O criador de Breaking Bad e Better Call Saul, Vince Gilligan, retorna à televisão com Pluribus, nova série original da Apple TV+ estrelada por Rhea Seehorn. A produção combina a estética meticulosa e o humor sombrio característicos do autor com uma premissa de ficção científica existencial, centrada em uma escritora que desperta em um mundo onde toda a humanidade parece ter se tornado parte de uma única consciência. Confira a crítica do início da série:
Pluribus: uma ficção científica sobre solidão e conformismo
O primeiro episódio apresenta Carol Sturka (Rhea Seehorn), autora de romances de fantasia histórica que vive em constante insatisfação.

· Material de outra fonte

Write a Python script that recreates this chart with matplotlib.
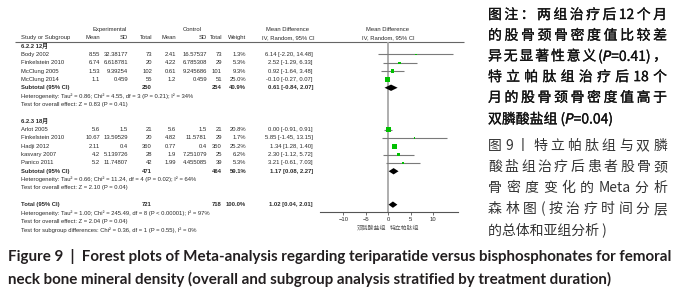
import matplotlib
matplotlib.use('Agg')
import matplotlib.pyplot as plt
import matplotlib.patheffects as pe
import numpy as np

# ---- data ----
studies_12 = ['Body 2002', 'Finkelstein 2010', 'McClung 2005', 'McClung 2014']
exp_mean_12 = [8.55, 6.74, 1.53, 1.1]
exp_sd_12 = [32.38177, 6.618781, 9.39254, 0.459]
exp_n_12 = [73, 20, 102, 55]
ctl_mean_12 = [2.41, 4.22, 0.61, 1.2]
ctl_sd_12 = [16.57537, 6.785308, 9.245686, 0.459]
ctl_n_12 = [73, 29, 101, 51]
weight_12 = [1.3, 5.3, 9.3, 25.0]
md_12 = [6.14, 2.52, 0.92, -0.10]
lo_12 = [-2.20, -1.29, -1.64, -0.27]
hi_12 = [14.48, 6.33, 3.48, 0.07]

studies_18 = ['Arlot 2005', 'Finkelstein 2010', 'Hadji 2012', 'kasvary 2007', 'Panico 2011']
exp_mean_18 = [5.6, 10.67, 2.11, 4.2, 5.2]
exp_sd_18 = [1.5, 13.59529, 0.4, 5.139726, 11.74807]
exp_n_18 = [21, 20, 360, 28, 42]
ctl_mean_18 = [5.6, 4.82, 0.77, 1.9, 1.99]
ctl_sd_18 = [1.5, 11.5781, 0.4, 7.251079, 4.455085]
ctl_n_18 = [21, 29, 350, 25, 39]
weight_18 = [20.8, 1.7, 25.2, 6.2, 5.3]
md_18 = [0.00, 5.85, 1.34, 2.30, 3.21]
lo_18 = [-0.91, -1.45, 1.28, -1.12, -0.61]
hi_18 = [0.91, 13.15, 1.40, 5.72, 7.03]

group_names = ['6.2.2 12月', '6.2.3 18月']
sub_md = [0.61, 1.17]
sub_lo = [-0.84, 0.08]
sub_hi = [2.07, 2.27]
sub_weight = [40.9, 59.1]
sub_exp_n = [250, 471]
sub_ctl_n = [254, 464]
sub_het = ['Heterogeneity: Tau² = 0.86; Chi² = 4.55, df = 3 (P = 0.21); I² = 34%',
           'Heterogeneity: Tau² = 0.66; Chi² = 11.24, df = 4 (P = 0.02); I² = 64%']
sub_test = ['Test for overall effect: Z = 0.83 (P = 0.41)',
            'Test for overall effect: Z = 2.10 (P = 0.04)']

total_md, total_lo, total_hi = 1.02, 0.04, 2.01
total_exp_n, total_ctl_n = 721, 718
total_notes = ['Heterogeneity: Tau² = 1.00; Chi² = 245.49, df = 8 (P < 0.00001); I² = 97%',
               'Test for overall effect: Z = 2.04 (P = 0.04)',
               'Test for subgroup differences: Chi² = 0.36, df = 1 (P = 0.55), I² = 0%']

xticks = [-10, -5, 0, 5, 10]
favours = ['双膦酸盐组', '特立帕肽组']

note_lines = ['图注：两组治疗后 12 个月', '的股骨颈骨密度值比较差', '异无显著性意义(P=0.41)，',
              '特立帕肽组治疗后 18 个', '月的股骨颈骨密度值高于', '双膦酸盐组 (P=0.04)']
title_lines = ['图 9 丨 特立帕肽组与双膦', '酸盐组治疗后患者股骨颈', '骨密度变化的 Meta 分析',
               '森林图 ( 按治疗时间分层', '的总体和亚组分析 )']
caption = ['Figure 9  |  Forest plots of Meta-analysis regarding teriparatide versus bisphosphonates for femoral',
           'neck bone mineral density (overall and subgroup analysis stratified by treatment duration)']

# ---- layout ----
W, H = 680, 300
row0, row_h = 46, 8.35          # pixel y of row 0 and row spacing
def row_lim(p):
    return (p - row0) / row_h

fig = plt.figure(figsize=(6.8, 3.0), dpi=100)
pix = fig.add_axes([0, 0, 1, 1])
pix.set_xlim(0, W); pix.set_ylim(H, 0); pix.axis('off')
tab = fig.add_axes([0, 0, 1, 1])
tab.set_xlim(0, W); tab.set_ylim(row_lim(H), row_lim(0)); tab.axis('off')
tab.patch.set_alpha(0)

fs = 4.2
tc = '#2a2a2a'
lat = ['Liberation Sans', 'Noto Sans CJK SC']
cols = {'exp_mean': 100, 'exp_sd': 128, 'exp_n': 152, 'ctl_mean': 176,
        'ctl_sd': 207, 'ctl_n': 222, 'w': 246, 'ci': 313}

def cell(x, r, s, ha='right', bold=False):
    tab.text(x, r, s, ha=ha, va='center', fontsize=fs, color=tc, family=lat,
             fontweight='bold' if bold else 'normal')

# headers
cell(110, -2, 'Experimental', ha='center')
cell(192, -2, 'Control', ha='center')
cell(288, -2, 'Mean Difference', ha='center')
cell(288, -1, 'IV, Random, 95% CI', ha='center')
cell(388, -2, 'Mean Difference', ha='center')
cell(388, -1, 'IV, Random, 95% CI', ha='center')
cell(21, -1, 'Study or Subgroup', ha='left')
for key, lab in [('exp_mean', 'Mean'), ('exp_sd', 'SD'), ('exp_n', 'Total'), ('ctl_mean', 'Mean'),
                 ('ctl_sd', 'SD'), ('ctl_n', 'Total'), ('w', 'Weight')]:
    cell(cols[key], -1, lab)
tab.hlines(-0.48, 15, 464, color='#666666', lw=0.8)

def ci_text(m, l, h):
    return f'{m:.2f} [{l:.2f}, {h:.2f}]'

groups = [
    (studies_12, exp_mean_12, exp_sd_12, exp_n_12, ctl_mean_12, ctl_sd_12, ctl_n_12, weight_12, md_12, lo_12, hi_12),
    (studies_18, exp_mean_18, exp_sd_18, exp_n_18, ctl_mean_18, ctl_sd_18, ctl_n_18, weight_18, md_18, lo_18, hi_18),
]

# forest axes, sharing row units with the table
ax = fig.add_axes([320 / W, 1 - 212 / H, 138 / W, 170 / H])
ax.set_xlim(-15.2, 15.5)
ax.set_ylim(row_lim(212), row_lim(42))
ax.patch.set_alpha(0)
for s in ['top', 'left', 'right']:
    ax.spines[s].set_visible(False)
ax.spines['bottom'].set_color('#555555')
ax.spines['bottom'].set_linewidth(0.8)
ax.set_yticks([])
ax.set_xticks(xticks)
ax.tick_params(axis='x', length=2, width=0.6, color='#555555', labelsize=fs, labelcolor=tc, pad=1.5)
for lab in ax.get_xticklabels():
    lab.set_family('Liberation Sans')
ax.axvline(0, color='#a8a8a8', lw=1.3, zorder=0)

def diamond(m, l, h, r):
    ax.fill([l, m, h, m], [r, r - 0.38, r, r + 0.38], color='black', lw=0, zorder=3)

start = 0
for g, (names, em, esd, en, cm, csd, cn, w, md, lo, hi) in enumerate(groups):
    cell(21, start, group_names[g], ha='left', bold=True)
    rows = np.arange(len(names)) + start + 1
    for i, r in enumerate(rows):
        cell(21, r, names[i], ha='left')
        cell(cols['exp_mean'], r, str(em[i]))
        cell(cols['exp_sd'], r, str(esd[i]))
        cell(cols['exp_n'], r, str(en[i]))
        cell(cols['ctl_mean'], r, str(cm[i]))
        cell(cols['ctl_sd'], r, str(csd[i]))
        cell(cols['ctl_n'], r, str(cn[i]))
        cell(cols['w'], r, f'{w[i]:.1f}%')
        cell(cols['ci'], r, ci_text(md[i], lo[i], hi[i]))
    ax.hlines(rows, lo, hi, color='#7a7a7a', lw=0.8, zorder=1)
    ax.scatter(md, rows, s=np.array(w) * 0.55, marker='s', color='#00c000', lw=0, zorder=2)
    sr = rows[-1] + 1
    cell(21, sr, 'Subtotal (95% CI)', ha='left', bold=True)
    cell(cols['exp_n'], sr, str(sub_exp_n[g]), bold=True)
    cell(cols['ctl_n'], sr, str(sub_ctl_n[g]), bold=True)
    cell(cols['w'], sr, f'{sub_weight[g]:.1f}%', bold=True)
    cell(cols['ci'], sr, ci_text(sub_md[g], sub_lo[g], sub_hi[g]), bold=True)
    diamond(sub_md[g], sub_lo[g], sub_hi[g], sr)
    cell(21, sr + 1, sub_het[g], ha='left')
    cell(21, sr + 2, sub_test[g], ha='left')
    start = sr + 4

tr = start
cell(21, tr, 'Total (95% CI)', ha='left', bold=True)
cell(cols['exp_n'], tr, str(total_exp_n), bold=True)
cell(cols['ctl_n'], tr, str(total_ctl_n), bold=True)
cell(cols['w'], tr, '100.0%', bold=True)
cell(cols['ci'], tr, ci_text(total_md, total_lo, total_hi), bold=True)
diamond(total_md, total_lo, total_hi, tr)
for k, note in enumerate(total_notes):
    cell(21, tr + 1 + k, note, ha='left')

tab.text(386, row_lim(228), favours[0], ha='right', va='center', fontsize=fs, color='#555555', family=lat)
tab.text(390, row_lim(228), favours[1], ha='left', va='center', fontsize=fs, color='#555555', family=lat)

# ---- right-hand Chinese note, justified ----
renderer = fig.canvas.get_renderer()

def tokens_of(s):
    out, buf = [], ''
    for ch in s:
        if ch == ' ':
            if buf:
                out.append(buf); buf = ''
        elif ord(ch) > 0x2E7F:
            if buf:
                out.append(buf); buf = ''
            out.append(ch)
        else:
            buf += ch
    if buf:
        out.append(buf)
    return [t.replace('P=', r'$\it{P}$=') for t in out]

def put_line(s, x0, x1, y, justify, **kw):
    if not justify:
        pix.text(x0, y, s.replace('P=', r'$\it{P}$='), ha='left', va='center', **kw)
        return
    toks = tokens_of(s)
    txts = [pix.text(0, y, t, ha='left', va='center', **kw) for t in toks]
    widths = [t.get_window_extent(renderer).width for t in txts]
    gap = (x1 - x0 - sum(widths)) / (len(toks) - 1)
    x = x0
    for t, wd in zip(txts, widths):
        t.set_x(x)
        x += wd + gap

cjk = ['Noto Sans CJK SC', 'DejaVu Sans']
heavy = [pe.withStroke(linewidth=0.2, foreground='#111111')]
for k, line in enumerate(note_lines):
    put_line(line, 488, 667, 15 + 20.7 * k, k < len(note_lines) - 1,
             fontsize=10, family=cjk, color='#111111', path_effects=heavy)
for k, line in enumerate(title_lines):
    put_line(line, 488, 667, 146 + 21 * k, k < len(title_lines) - 1,
             fontsize=10, family=cjk, color='#333333')

# ---- bottom caption ----
c1 = pix.text(8, 257, caption[0], ha='left', va='center', fontsize=10, family='Lato',
              fontweight='bold', color='#231f20')
scale = 667 / c1.get_window_extent(renderer).width
c1.set_fontsize(10 * scale)
pix.text(8, 279, caption[1], ha='left', va='center', fontsize=10 * scale, family='Lato',
         fontweight='bold', color='#231f20')

fig.savefig('out.png', dpi=100)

Após um evento misterioso que provoca convulsões em massa, Carol percebe que foi uma das poucas pessoas poupadas por uma transformação global. A humanidade, agora unida em uma mente coletiva, vive em harmonia e euforia permanente — e apenas Carol continua capaz de sentir angústia, raiva e dúvida.
Gilligan transforma essa situação em um estudo sobre o individualismo. Pluribus não retrata um apocalipse clássico, mas uma distorção do que seria a utopia. O que acontece quando a humanidade alcança a paz absoluta, mas perde o livre-arbítrio? Carol se torna a peça fora do tabuleiro, uma presença incômoda em meio à perfeição.
O reencontro entre Vince Gilligan e Rhea Seehorn
A série marca a quarta colaboração entre Vince Gilligan e Rhea Seehorn, após o sucesso de Better Call Saul. Aqui, a atriz assume o protagonismo absoluto, conduzindo a narrativa com um equilíbrio entre vulnerabilidade e cinismo. Sua performance ancora o público em um universo cada vez mais estranho, em que todos agem com uma gentileza inquietante.
Gilligan escreve o papel sob medida para ela, explorando a tensão entre o humor e o desconforto. Carol é uma mulher desiludida, mas lúcida — a única capaz de enxergar que algo essencial foi perdido. Essa dimensão humana é o que mantém Pluribus emocionalmente acessível, mesmo diante de sua complexa especulação científica.
Uma direção meticulosa e uma construção lenta
Assim como Breaking Bad, Pluribus aposta em uma direção de fotografia cinematográfica e planos longos que criam atmosfera e reflexão. Gilligan dirige o episódio de estreia com precisão: cada movimento de câmera parece calculado para reforçar o isolamento da protagonista e o silêncio perturbador de um mundo onde ninguém discorda.

O ritmo é deliberadamente lento, o que pode exigir paciência do espectador. A série prefere a observação à ação, priorizando os pequenos gestos e silêncios sobre explicações diretas. A recompensa está no suspense gradual e na densidade das ideias — uma abordagem mais próxima de Arquivo X e The Twilight Zone do que dos dramas de ação convencionais.
Filosofia em um cenário apocalíptico
Pluribus questiona o preço da felicidade coletiva. O “coletivo unido” que domina o planeta parece ter eliminado o sofrimento, mas também a individualidade. Gilligan transforma essa contradição em metáfora para a cultura contemporânea, na qual a busca por harmonia social pode suprimir o pensamento crítico e a singularidade.
O resultado é uma ficção científica de tom filosófico, que usa o gênero como espelho da condição humana. A série propõe dilemas complexos: seria melhor viver em um mundo perfeito e impessoal, ou preservar a dor e a liberdade que nos tornam humanos?

Crítica: vale à pena assistir Pluribus no AppleTV+?
Com Pluribus, Vince Gilligan se afasta do universo do crime para mergulhar em uma reflexão sobre identidade e coletividade. A série confirma a Apple TV+ como o novo lar da ficção científica conceitual, ao lado de títulos como Severance e Foundation.
Rhea Seehorn entrega uma atuação intensa, sustentando uma narrativa que alterna entre o suspense e o absurdo. O ritmo pode afastar quem espera reviravoltas rápidas, mas os que embarcarem na proposta encontrarão uma história densa, construída com cuidado e provocação.
Pluribus é, acima de tudo, uma meditação sobre o que significa ser humano em um mundo onde pensar diferente se tornou o último ato de resistência.